By Natalia Moreno Belloso (European University Institute)
At the heart of the legal battle between Epic Games and Apple is a set of restrictions Apple imposes on app developers. For instance, Apple prohibits the distribution of iOS apps outside of the App Store, which Apple fully controls. Apple similarly requires developers to exclusively use its own in-app payment system for app purchases and in-app purchases for digital content. Through this system, Apple automatically collects a 30% commission on all such transactions. Dissatisfied with these policies, Epic Games tried to use its flagship game Fortnite as leverage to convince Apple to open up its closed platform. After Apple refused, Epic Games violated the App Store rules by enabling its own payment method in the Fortnite iOS app on August 13, 2020. That same day, Apple removed Fortnite from the App Store and Epic Games filed an antitrust suit in a federal district court in California. Apple soon thereafter countersued for breach of contract. A yearlong trial ensued, the result of which is a 185-page decision, which was handed down by Judge Yvonne Gonzalez Rogers on September 10, 2021.

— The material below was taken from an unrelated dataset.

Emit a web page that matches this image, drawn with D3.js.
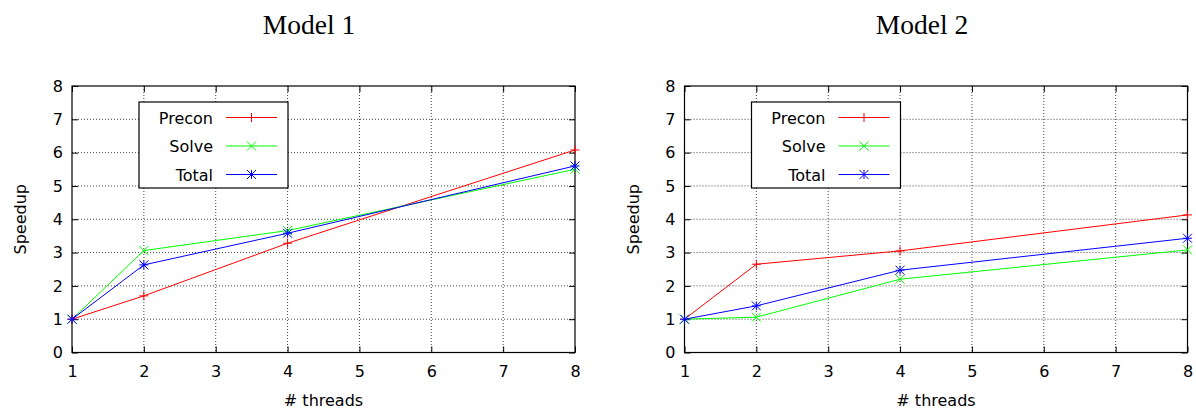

This summary condenses the Epic Games v. Apple decision into a six-page overview covering all the main parts of the decision. Part I of the summary covers the findings of fact, which includes the Court’s factual findings on the different product and geographic markets proposed by Epic Games and Apple, on the anticompetitive effects alleged by Epic Games, and on the business justifications put forward by Apple. Part II covers the application of the facts to the law and includes the Court’s legal market definition and market power assessment, its findings under federal antitrust law (Sections 1 and 2 of the Sherman Act) and state antitrust law (California’s Cartwright Act and Unfair Competition Law), and its breach of contract findings.